Last week, New York City health officials reported the city's first two cases of childhood lead poisoning related to Ayurveda, an ancient Hindu medical tradition that dates back some 5,000 years. In both cases, the children -- a 2-year-old and a 4-year-old -- were taking Ayurvedic medications that had boosted their blood lead levels far beyond the 5 microgram per deciliter level considered safe for kids under 5.
Ayurveda is practiced by hundreds of millions of people in India and Sri Lanka. Remedies seek to restore balance to the body and usually involve mixtures of herbs, as well as changes in diet and lifestyle. But in one type of ayurvedic medicine, rasa shastra, ground-up gems and heavy metals are mixed in with herbs. Although practitioners believe that their mixing techniques make these formulations safe, the scientific evidence suggests otherwise.
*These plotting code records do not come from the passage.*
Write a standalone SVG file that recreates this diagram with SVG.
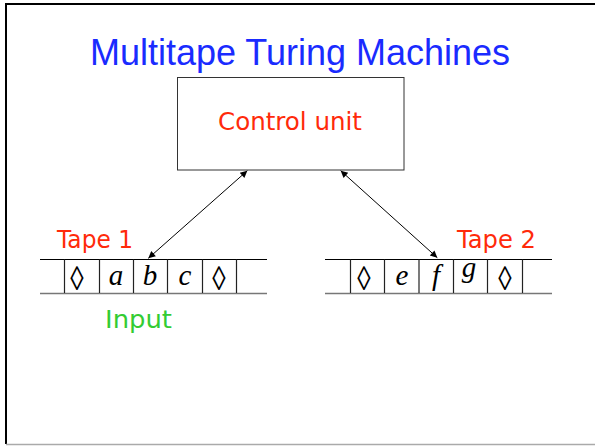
<svg xmlns="http://www.w3.org/2000/svg" width="595" height="446" viewBox="0 0 595 446">
  <defs>
    <marker id="arrow" viewBox="0 0 10 10" refX="10" refY="5" markerWidth="9" markerHeight="7" markerUnits="userSpaceOnUse" orient="auto-start-reverse">
      <path d="M0,0 L10,5 L0,10 z" fill="#000"/>
    </marker>
  </defs>
  <style>
    .title { font-family: "Liberation Sans", Arial, sans-serif; font-size: 36px; fill: #1a2bff; }
    .red { font-family: "Comic Sans MS", "DejaVu Sans", sans-serif; fill: #ff2a0a; }
    .green { font-family: "Comic Sans MS", "DejaVu Sans", sans-serif; fill: #33cc33; }
    .sym { font-family: "Liberation Serif", "Times New Roman", serif; font-size: 29px; font-style: italic; fill: #000; text-anchor: middle; }
    .loz { font-family: "Liberation Serif", "Times New Roman", serif; font-size: 27px; fill: #000; text-anchor: middle; }
    .rail { stroke: #000; stroke-width: 1; }
    .rail-b { stroke: #777; stroke-width: 1.6; }
    .cell { stroke: #222; stroke-width: 1.2; }
    .link { stroke: #000; stroke-width: 1; fill: none; }
  </style>

  <!-- slide frame -->
  <rect x="0" y="0" width="595" height="446" fill="#fff"/>
  <line x1="6" y1="4" x2="595" y2="4" stroke="#000" stroke-width="2"/>
  <line x1="6" y1="3" x2="6" y2="444" stroke="#000" stroke-width="2"/>
  <line x1="6" y1="444.5" x2="595" y2="444.5" stroke="#aaa" stroke-width="1.5"/>

  <text class="title" x="300" y="65" text-anchor="middle">Multitape Turing Machines</text>

  <g id="control-unit">
    <rect x="177.5" y="77.5" width="226.5" height="92.5" fill="#fff" stroke="#333" stroke-width="1"/>
    <text class="red" x="290" y="130" font-size="25" text-anchor="middle" textLength="144" lengthAdjust="spacingAndGlyphs">Control unit</text>
  </g>

  <g id="tape1">
    <text class="red" x="57" y="248" font-size="24" textLength="76" lengthAdjust="spacingAndGlyphs">Tape 1</text>
    <line class="rail" x1="40" y1="259.5" x2="267" y2="259.5"/>
    <line class="rail-b" x1="40" y1="293.5" x2="267" y2="293.5"/>
    <line class="cell" x1="64.5" y1="259.5" x2="64.5" y2="293"/>
    <line class="cell" x1="99.5" y1="259.5" x2="99.5" y2="293"/>
    <line class="cell" x1="133.5" y1="259.5" x2="133.5" y2="293"/>
    <line class="cell" x1="167.5" y1="259.5" x2="167.5" y2="293"/>
    <line class="cell" x1="202.5" y1="259.5" x2="202.5" y2="293"/>
    <line class="cell" x1="236.5" y1="259.5" x2="236.5" y2="293"/>
    <text class="loz" x="77" y="290" transform="translate(77 290) scale(1 1.25) translate(-77 -290)">◊</text>
    <text class="sym" x="116" y="285">a</text>
    <text class="sym" x="150" y="285">b</text>
    <text class="sym" x="185" y="285">c</text>
    <text class="loz" x="219" y="290" transform="translate(219 290) scale(1 1.25) translate(-219 -290)">◊</text>
  </g>

  <g id="input-label">
    <text class="green" x="105" y="328" font-size="24" textLength="67" lengthAdjust="spacingAndGlyphs">Input</text>
  </g>

  <g id="tape2">
    <text class="red" x="457" y="248" font-size="24" textLength="79" lengthAdjust="spacingAndGlyphs">Tape 2</text>
    <line class="rail" x1="325" y1="259.5" x2="552" y2="259.5"/>
    <line class="rail-b" x1="325" y1="293.5" x2="552" y2="293.5"/>
    <line class="cell" x1="350.5" y1="259.5" x2="350.5" y2="293"/>
    <line class="cell" x1="384.5" y1="259.5" x2="384.5" y2="293"/>
    <line class="cell" x1="419" y1="259.5" x2="419" y2="293"/>
    <line class="cell" x1="453.5" y1="259.5" x2="453.5" y2="293"/>
    <line class="cell" x1="487.5" y1="259.5" x2="487.5" y2="293"/>
    <line class="cell" x1="522.5" y1="259.5" x2="522.5" y2="293"/>
    <text class="loz" x="364" y="290" transform="translate(364 290) scale(1 1.25) translate(-364 -290)">◊</text>
    <text class="sym" x="402" y="285">e</text>
    <text class="sym" x="436" y="285">f</text>
    <text class="sym" x="469" y="277">g</text>
    <text class="loz" x="505" y="290" transform="translate(505 290) scale(1 1.25) translate(-505 -290)">◊</text>
  </g>

  <g id="connectors">
    <line class="link" x1="247.3" y1="170.7" x2="148.3" y2="258.3" marker-start="url(#arrow)" marker-end="url(#arrow)"/>
    <line class="link" x1="340.7" y1="170.7" x2="437.3" y2="257.7" marker-start="url(#arrow)" marker-end="url(#arrow)"/>
  </g>
</svg>
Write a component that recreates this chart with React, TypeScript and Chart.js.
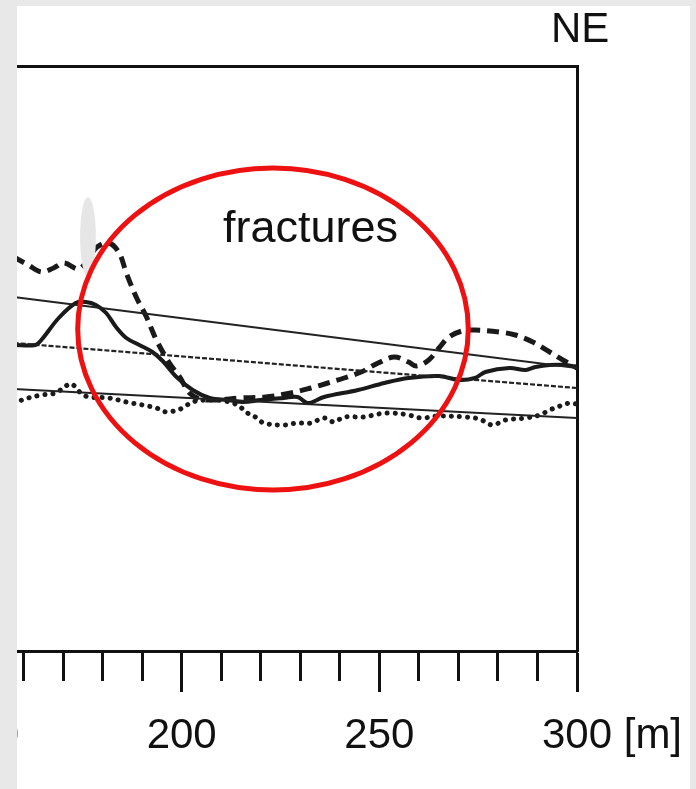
import React, { useEffect, useRef } from "react";
import { Chart, registerables } from "chart.js";

Chart.register(...registerables);

// distance along profile [m]
const dashedX = [157.5, 161.2, 164.5, 167.6, 170.2, 174.0, 176.5, 178.6, 181.6, 184.2, 186.0, 188.5, 191.1, 193.6, 196.9, 199.5, 202.0, 204.6, 208.4, 214.8, 221.2, 227.6, 232.7, 237.0, 241.1, 245.4, 249.7, 253.8, 257.4, 259.4, 262.5, 265.1, 267.6, 270.9, 274.2, 280.4, 284.4, 288.8, 293.1, 296.4, 300];
const dashedY = [394, 386, 379, 383, 388, 382, 393, 404, 408, 398, 378, 354, 334, 311, 288, 274, 258, 252, 251, 253, 254, 258, 263, 268, 273, 279, 288, 294, 289, 285, 291, 303, 314, 320, 321, 319, 316, 309, 299, 291, 283];

const solidX = [157.5, 163.0, 164.5, 168.9, 173.2, 175.8, 178.3, 180.9, 183.4, 186.0, 189.3, 192.6, 195.2, 198.7, 202.8, 207.1, 211.5, 215.6, 219.9, 225.8, 229.3, 231.9, 236.0, 244.6, 251.3, 257.4, 265.1, 270.2, 274.2, 276.8, 282.9, 287.0, 289.5, 293.1, 297.2, 300];
const solidY = [306, 306, 311, 333, 348, 349, 346, 338, 324, 313, 306, 299, 290, 274, 261, 253, 251, 249, 251, 253, 254, 248, 254, 261, 268, 273, 275, 271, 273, 279, 283, 281, 284, 286, 286, 284];

const dottedX = [157.5, 161.2, 164.5, 168.1, 170.7, 172.2, 174.5, 176.5, 181.6, 186.0, 190.1, 193.6, 196.2, 200.3, 202.6, 207.1, 212.2, 214.8, 216.6, 219.1, 220.7, 225.8, 229.3, 232.7, 236.0, 238.5, 241.1, 246.2, 249.7, 253.1, 257.4, 260.7, 265.1, 271.7, 275.3, 278.6, 281.9, 287.0, 290.6, 293.1, 295.7, 298.2, 300];
const dottedY = [248, 253, 256, 258, 265, 267, 258, 254, 253, 249, 246, 243, 239, 243, 249, 251, 249, 244, 238, 233, 228, 226, 228, 228, 233, 229, 234, 234, 237, 238, 236, 233, 235, 234, 232, 226, 231, 233, 236, 241, 245, 248, 247];

const trendX = [157.5, 300];
const trendUpper = [354, 283];
const trendMiddle = [308, 263];
const trendLower = [262, 233];

const xMin = 150;
const xMax = 300;
const xStep = 10;
const xLabelEvery = 50;
const yMin = 0;
const yMax = 585;

const fracturesLabel = "fractures";
const directionLabel = "NE";
const unitLabel = "[m]";

const FONT = "Liberation Sans, Arial, sans-serif";
const TICK_FONT_SIZE = 42;
const TICK_LEN = 41;
const TICK_PAD = 19;

const CANVAS_W = 770;
const CANVAS_H = 789;

const toPts = (xs: number[], ys: number[]) => xs.map((x, i) => ({ x, y: ys[i] }));

const overlayPlugin = {
  id: "overlay",
  afterDatasetsDraw(chart: any) {
    const { ctx } = chart;
    const x = chart.scales.x;
    const y = chart.scales.y;
    ctx.save();
    // scan artefact (light grey smudge)
    const bx = x.getPixelForValue(176.3);
    const by = y.getPixelForValue(414);
    const brx = Math.abs(x.getPixelForValue(178.3) - bx);
    const bry = Math.abs(y.getPixelForValue(454) - by);
    ctx.fillStyle = "#e6e6e6";
    ctx.beginPath();
    ctx.ellipse(bx, by, brx, bry, 0, 0, Math.PI * 2);
    ctx.fill();
    // red ellipse marking fractures zone
    const cx = x.getPixelForValue(223.1);
    const cy = y.getPixelForValue(322);
    const rx = Math.abs(x.getPixelForValue(223.1 + 49.4) - cx);
    const ry = Math.abs(y.getPixelForValue(322 + 161) - cy);
    ctx.strokeStyle = "#ee1111";
    ctx.lineWidth = 5;
    ctx.beginPath();
    ctx.ellipse(cx, cy, rx, ry, 0, 0, Math.PI * 2);
    ctx.stroke();
    ctx.restore();
  },
  afterDraw(chart: any) {
    const { ctx } = chart;
    const x = chart.scales.x;
    const y = chart.scales.y;
    ctx.save();
    ctx.fillStyle = "#111";
    ctx.font = `45px ${FONT}`;
    ctx.textAlign = "center";
    ctx.textBaseline = "alphabetic";
    ctx.fillText(fracturesLabel, x.getPixelForValue(232.6), y.getPixelForValue(409));
    ctx.font = `42px ${FONT}`;
    ctx.fillText(directionLabel, x.getPixelForValue(300.8), y.getPixelForValue(609));
    // unit after last tick label
    ctx.font = `${TICK_FONT_SIZE}px ${FONT}`;
    const px = x.getPixelForValue(xMax);
    const w = ctx.measureText(String(xMax)).width;
    const space = ctx.measureText(" ").width;
    ctx.textAlign = "left";
    ctx.textBaseline = "middle";
    const ly = x.top + TICK_LEN + TICK_PAD + (TICK_FONT_SIZE * 1.2) / 2;
    ctx.fillText(unitLabel, px + w / 2 + space, ly);
    ctx.restore();
  },
};

export default function App() {
  const ref = useRef<HTMLCanvasElement | null>(null);

  useEffect(() => {
    if (!ref.current) return;
    const line = "#1a1a1a";
    const chart = new Chart(ref.current, {
      type: "line",
      data: {
        datasets: [
          {
            data: toPts(trendX, trendUpper),
            borderColor: "#222",
            borderWidth: 2.2,
            pointRadius: 0,
            tension: 0,
          },
          {
            data: toPts(trendX, trendMiddle),
            borderColor: "#222",
            borderWidth: 2.2,
            borderDash: [5, 2],
            pointRadius: 0,
            tension: 0,
          },
          {
            data: toPts(trendX, trendLower),
            borderColor: "#222",
            borderWidth: 2.2,
            pointRadius: 0,
            tension: 0,
          },
          {
            data: toPts(dottedX, dottedY),
            borderColor: line,
            borderWidth: 5,
            borderDash: [0.1, 8],
            borderCapStyle: "round",
            pointRadius: 0,
            tension: 0.35,
          },
          {
            data: toPts(solidX, solidY),
            borderColor: line,
            borderWidth: 4,
            pointRadius: 0,
            tension: 0.35,
          },
          {
            data: toPts(dashedX, dashedY),
            borderColor: line,
            borderWidth: 5,
            borderDash: [12, 7],
            pointRadius: 0,
            tension: 0.35,
          },
        ],
      },
      options: {
        responsive: false,
        animation: false,
        events: [],
        layout: { padding: { left: 64, top: 66, right: 113, bottom: 38 } },
        plugins: { legend: { display: false }, tooltip: { enabled: false } },
        scales: {
          x: {
            type: "linear",
            position: "bottom",
            min: xMin,
            max: xMax,
            afterFit: (s: any) => {
              s.height = 100;
            },
            border: { display: true, color: "#111", width: 3 },
            grid: {
              display: true,
              drawOnChartArea: false,
              drawTicks: true,
              tickLength: TICK_LEN,
              tickWidth: 3,
              tickColor: "#111",
              tickBorderDash: (c: any) =>
                c.tick && c.tick.value % xLabelEvery === 0 ? [] : [28, 80],
            },
            ticks: {
              stepSize: xStep,
              autoSkip: false,
              maxRotation: 0,
              padding: TICK_PAD,
              color: "#111",
              font: { family: FONT, size: TICK_FONT_SIZE },
              callback: (v: any) => (Number(v) % xLabelEvery === 0 ? String(v) : ""),
            },
          },
          xTop: {
            type: "linear",
            position: "top",
            min: xMin,
            max: xMax,
            afterFit: (s: any) => {
              s.height = 0;
            },
            border: { display: true, color: "#111", width: 3 },
            grid: { display: false, drawTicks: false },
            ticks: { display: false },
          },
          y: {
            type: "linear",
            position: "right",
            min: yMin,
            max: yMax,
            afterFit: (s: any) => {
              s.width = 0;
            },
            border: { display: true, color: "#111", width: 3 },
            grid: { display: false, drawTicks: false },
            ticks: { display: false },
          },
        },
      },
      plugins: [overlayPlugin],
    } as any);
    return () => chart.destroy();
  }, []);

  return (
    <div
      style={{
        position: "fixed",
        left: 0,
        top: 0,
        width: 696,
        height: 789,
        background: "#e8e8e8",
        overflow: "hidden",
      }}
    >
      <div
        style={{
          position: "absolute",
          left: 17,
          top: 6,
          width: 673,
          height: 783,
          background: "#ffffff",
          overflow: "hidden",
        }}
      >
        <canvas
          ref={ref}
          width={CANVAS_W}
          height={CANVAS_H}
          style={{ position: "absolute", left: -97, top: -6, width: CANVAS_W, height: CANVAS_H }}
        />
      </div>
    </div>
  );
}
In a 2004 survey of some 70 ayurvedic medications on the market, about 20 percent contained toxic levels of heavy metals -- including lead, mercury and or arsenic -- according to findings published in JAMA, the Journal of the American Medical Association. That number included not just rasa shastra medications but other ayurvedic drugs that appear to have gotten contaminated during the manufacturing process.
Health officials caution against condemning all ayurvedics. But they urge doctors with Southeast Asian patients to bring up the subject and suggest taking a blood test. "We shouldn't throw out the baby with the bathwater," Saper tells Shots. "There are lots of traditional medicines that may be beneficial. Turmeric, for example, has been shown to have anti-cancer properties."